C'est aussi oublier qu'en 2013, le Grand Prix était déjà revenu à Willem, dessinateur satirique qui a collaboré avec Charlie Hebdo alors que celui-ci s'appelait encore Hara-Kiri et qui fut même rédacteur en chef de Charlie Mensuel, papier apparenté à l'hebdomadaire et qui lui était un journal qui était pour le coup vraiment consacré à la BD (il fusionnera plus tard avec Pilote).
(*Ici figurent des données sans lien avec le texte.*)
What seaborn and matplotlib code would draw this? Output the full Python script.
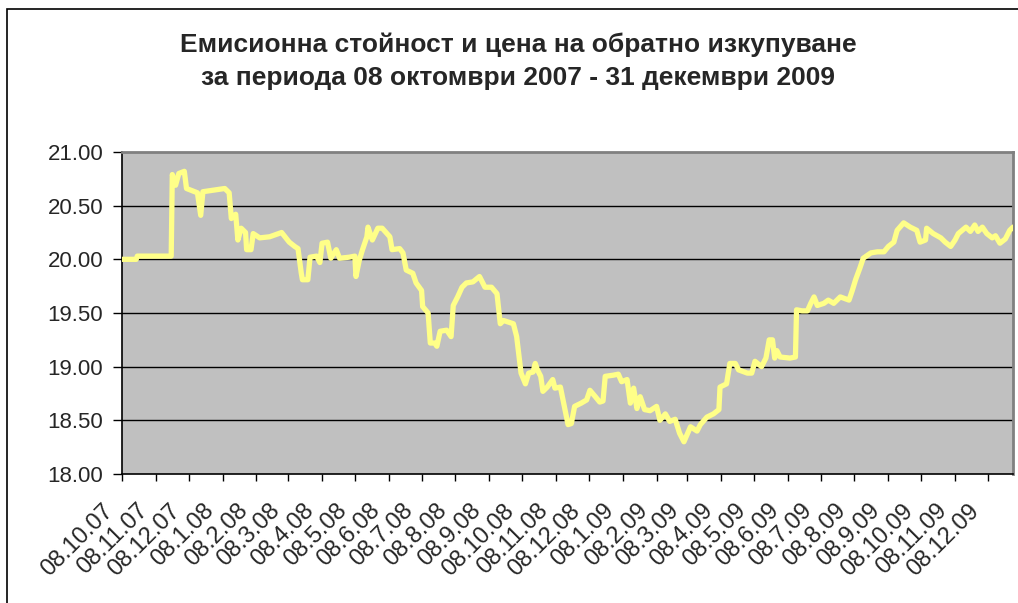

S'il fut honoré du Grand Prix, c'est qu'en plus de ses dessins de presse qui écorchaient allégrement la classe politique, il était aussi l'auteur de nombreuses bandes dessinées.

Car l'une des différences inhérentes entre ces deux genres se trouve dès l'intitulé : BANDE dessinée. En effet, le principe de la BD réclame une séquentialité totalement absente du dessin de presse (en dehors de quelques cas notables). Pour faire une BD, il faut un enchainement de cases, qui induisent un mouvement au moins temporel, là où le dessin de presse préfère l'image unique, coup de poing, l'argument graphique qui doit rester dans l'esprit du lecteur et qui illustre souvent le propos d'un article atenant.

Le dessin de presse est d'ailleurs par nature plus vieux que le 9ème Art, puisqu'il apparait dès les premiers journaux, pour palier à l'absence d'une photographie qui changera toute la donne en envahissant le monde de l'édition. Dès leurs débuts, ces illustrations qui traitent de l'actualité vont allégrement dériver sur un mode caricatural, grossissant le trait des "puissants", se moquant des conventions et étant le parangon d'une liberté d'expression dont on ne mesure aujourd'hui que la portée symbolique (il ne faudrait pas qu'elle soit trop effective tout de même). On se souviendra par exemple du poids qu'ont eu les dessinateurs de presse lors de l'affaire Dreyfus, il y a plus d'un siècle de cela.

Le dessin de presse n'est pas de la bande dessinée. Ce serait ne pas en comprendre le sens et la puissance inhérente que de le considérer que comme le dérivé d'un art qu'il a pourtant précédé. Pour en revenir à l'hommage à lui-même, se remémorer de l'œuvre de Cabu, Charb, Wolinski, Tignous ou Honoré (ou de la déclaration d'intention d'un des survivants de l'attaque), de son impact, du goût amer qu'elle pouvait laisser, des remous conflictuels qu'elle cherchait à provoquer, violentant un lectorat qui risquerait de devenir trop apathique devant la réalité, ce sera toujours plus dans l'esprit de leur canard qu'un prix accordé unilatéralement sous le coup de l'émotion. La prise de recul, arme nécessaire des caricaturistes de tous bords, nous conseillerait sûrement de se pencher sur le propos véritable d'un journal qui se foutait bien de l'institutionnel.